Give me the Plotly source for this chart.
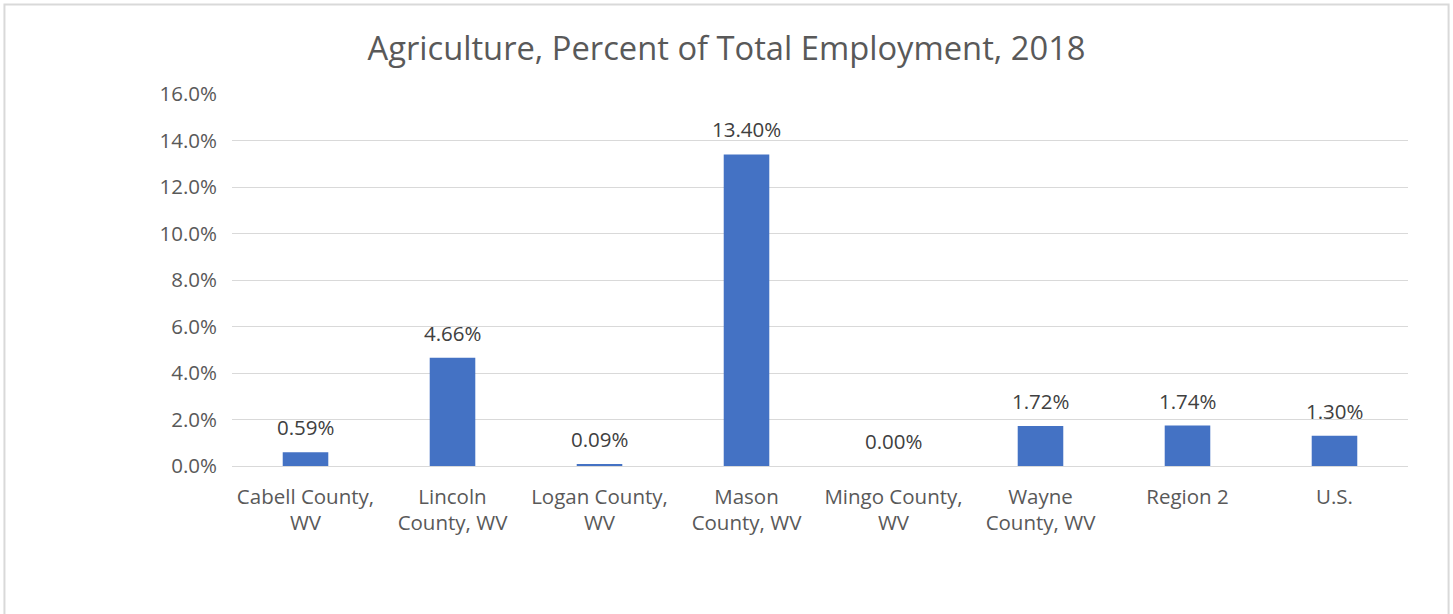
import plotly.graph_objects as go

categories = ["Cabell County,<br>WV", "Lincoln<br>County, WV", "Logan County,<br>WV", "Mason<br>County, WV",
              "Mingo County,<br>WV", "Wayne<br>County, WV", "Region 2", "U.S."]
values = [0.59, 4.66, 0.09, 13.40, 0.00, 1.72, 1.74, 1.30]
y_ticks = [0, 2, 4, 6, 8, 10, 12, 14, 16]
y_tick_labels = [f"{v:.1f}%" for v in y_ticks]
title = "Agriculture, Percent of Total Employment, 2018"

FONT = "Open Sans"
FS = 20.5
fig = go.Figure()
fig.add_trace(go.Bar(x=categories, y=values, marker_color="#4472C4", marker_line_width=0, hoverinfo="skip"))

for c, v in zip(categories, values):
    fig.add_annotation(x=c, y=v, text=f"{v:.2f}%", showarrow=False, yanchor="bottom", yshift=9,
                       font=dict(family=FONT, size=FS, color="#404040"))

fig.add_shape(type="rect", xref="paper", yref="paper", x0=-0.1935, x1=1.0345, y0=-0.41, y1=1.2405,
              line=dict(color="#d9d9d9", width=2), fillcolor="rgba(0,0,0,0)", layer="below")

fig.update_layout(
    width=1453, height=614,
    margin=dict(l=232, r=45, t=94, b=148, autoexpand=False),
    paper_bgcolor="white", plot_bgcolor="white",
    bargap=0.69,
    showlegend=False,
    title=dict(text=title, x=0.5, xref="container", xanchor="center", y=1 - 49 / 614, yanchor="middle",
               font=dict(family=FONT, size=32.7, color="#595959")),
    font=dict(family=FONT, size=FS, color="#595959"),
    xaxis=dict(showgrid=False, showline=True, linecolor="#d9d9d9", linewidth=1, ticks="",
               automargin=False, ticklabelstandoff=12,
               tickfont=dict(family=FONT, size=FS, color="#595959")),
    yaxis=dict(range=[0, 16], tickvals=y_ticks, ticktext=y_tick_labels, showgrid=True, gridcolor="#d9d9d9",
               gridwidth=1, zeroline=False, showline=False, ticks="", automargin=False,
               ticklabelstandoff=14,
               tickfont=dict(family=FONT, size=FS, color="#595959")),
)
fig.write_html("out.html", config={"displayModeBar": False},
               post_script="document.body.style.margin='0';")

### Problem
Return each line from the material above exactly, but not the pictures.

### Exercise solution
Give me the Plotly source for this chart.
import plotly.graph_objects as go

categories = ["Cabell County,<br>WV", "Lincoln<br>County, WV", "Logan County,<br>WV", "Mason<br>County, WV",
              "Mingo County,<br>WV", "Wayne<br>County, WV", "Region 2", "U.S."]
values = [0.59, 4.66, 0.09, 13.40, 0.00, 1.72, 1.74, 1.30]
y_ticks = [0, 2, 4, 6, 8, 10, 12, 14, 16]
y_tick_labels = [f"{v:.1f}%" for v in y_ticks]
title = "Agriculture, Percent of Total Employment, 2018"

FONT = "Open Sans"
FS = 20.5
fig = go.Figure()
fig.add_trace(go.Bar(x=categories, y=values, marker_color="#4472C4", marker_line_width=0, hoverinfo="skip"))

for c, v in zip(categories, values):
    fig.add_annotation(x=c, y=v, text=f"{v:.2f}%", showarrow=False, yanchor="bottom", yshift=9,
                       font=dict(family=FONT, size=FS, color="#404040"))

fig.add_shape(type="rect", xref="paper", yref="paper", x0=-0.1935, x1=1.0345, y0=-0.41, y1=1.2405,
              line=dict(color="#d9d9d9", width=2), fillcolor="rgba(0,0,0,0)", layer="below")

fig.update_layout(
    width=1453, height=614,
    margin=dict(l=232, r=45, t=94, b=148, autoexpand=False),
    paper_bgcolor="white", plot_bgcolor="white",
    bargap=0.69,
    showlegend=False,
    title=dict(text=title, x=0.5, xref="container", xanchor="center", y=1 - 49 / 614, yanchor="middle",
               font=dict(family=FONT, size=32.7, color="#595959")),
    font=dict(family=FONT, size=FS, color="#595959"),
    xaxis=dict(showgrid=False, showline=True, linecolor="#d9d9d9", linewidth=1, ticks="",
               automargin=False, ticklabelstandoff=12,
               tickfont=dict(family=FONT, size=FS, color="#595959")),
    yaxis=dict(range=[0, 16], tickvals=y_ticks, ticktext=y_tick_labels, showgrid=True, gridcolor="#d9d9d9",
               gridwidth=1, zeroline=False, showline=False, ticks="", automargin=False,
               ticklabelstandoff=14,
               tickfont=dict(family=FONT, size=FS, color="#595959")),
)
fig.write_html("out.html", config={"displayModeBar": False},
               post_script="document.body.style.margin='0';")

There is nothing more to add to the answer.